Similarly, we need to tend to welcoming and retaining new members, just as a gardener would tend to a new seedling. You cannot plant a seedling and expect it to grow until its roots take hold. The same thing applies to new members or those “testing out” the Section to see whether they want to join. Those of us who have been members of the Section for a long time — the old growth forest, if you will — probably don’t remember what it was like to attend our first in-person Committee meeting or our first Federal Procurement Institute. It’s daunting to walk into a room where it appears, rightly or wrongly, that everyone knows everyone else. As gardeners of the Section, we all need to be particularly mindful to reach out to new, prospective, and recent members to welcome them and, most important, include them in our garden. It’s as easy as sitting near and introducing yourself to someone who you may not know at a meeting or educational program or noticing someone standing alone at a reception and drawing them into your circle of colleagues.
A second lesson of gardening: rotate your crops. A healthy garden cannot grow with the same plants in the same place year after year. This is why, as a Section, we value rotating Section leadership positions. For example, a guide in the appointment process is to rotate Committee Chair positions roughly every three years. By doing so, we allow seasoned practitioners to share their expertise with the next generation while providing leadership opportunities to other members who also can bring their own perspectives to our Committees.
Likewise, in identifying speakers for our educational programs, program chairs strive to invite speakers from different sectors of the industry who have not “rotated” through multiple past panels so that we can learn from new voices. This is not meant to de-value our long-standing contributors.
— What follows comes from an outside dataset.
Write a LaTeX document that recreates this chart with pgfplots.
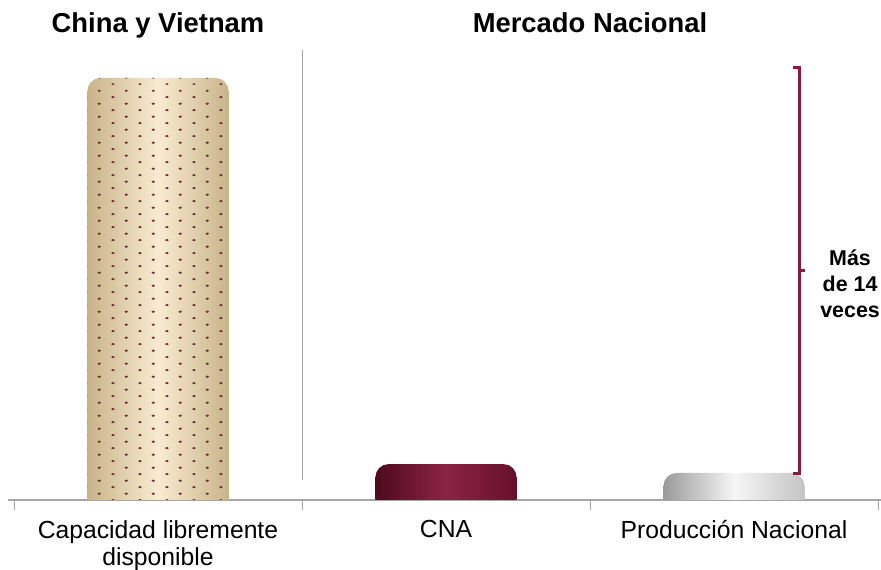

Rather, we need to make room in the garden for new plants if we want the Section to continue to bear fruit.
My final lesson from gardening: diversify your crops. Sure, a vegetable garden can include only Beefsteak tomatoes. But how much more exciting is it to have a garden with three different kinds of tomatoes, plus zucchini, green beans, peppers, eggplant, and herbs? The legal profession and our Section are better, more interesting, more reflective of real life if we strive to promote diversity in all its permutations, welcoming and including members of varying gender, national origin, racial and ethnic backgrounds; sexual orientation and gender identity; members with disabilities; and lawyers and affiliated professionals with different industry employment backgrounds. Our Section prides itself on presenting a fair and balanced perspective on the procurement industry, and a fair and balanced perspective requires diversity.
Thank you for all your efforts on behalf of the Section and for allowing me to be its Chair. I’ll see you in the garden.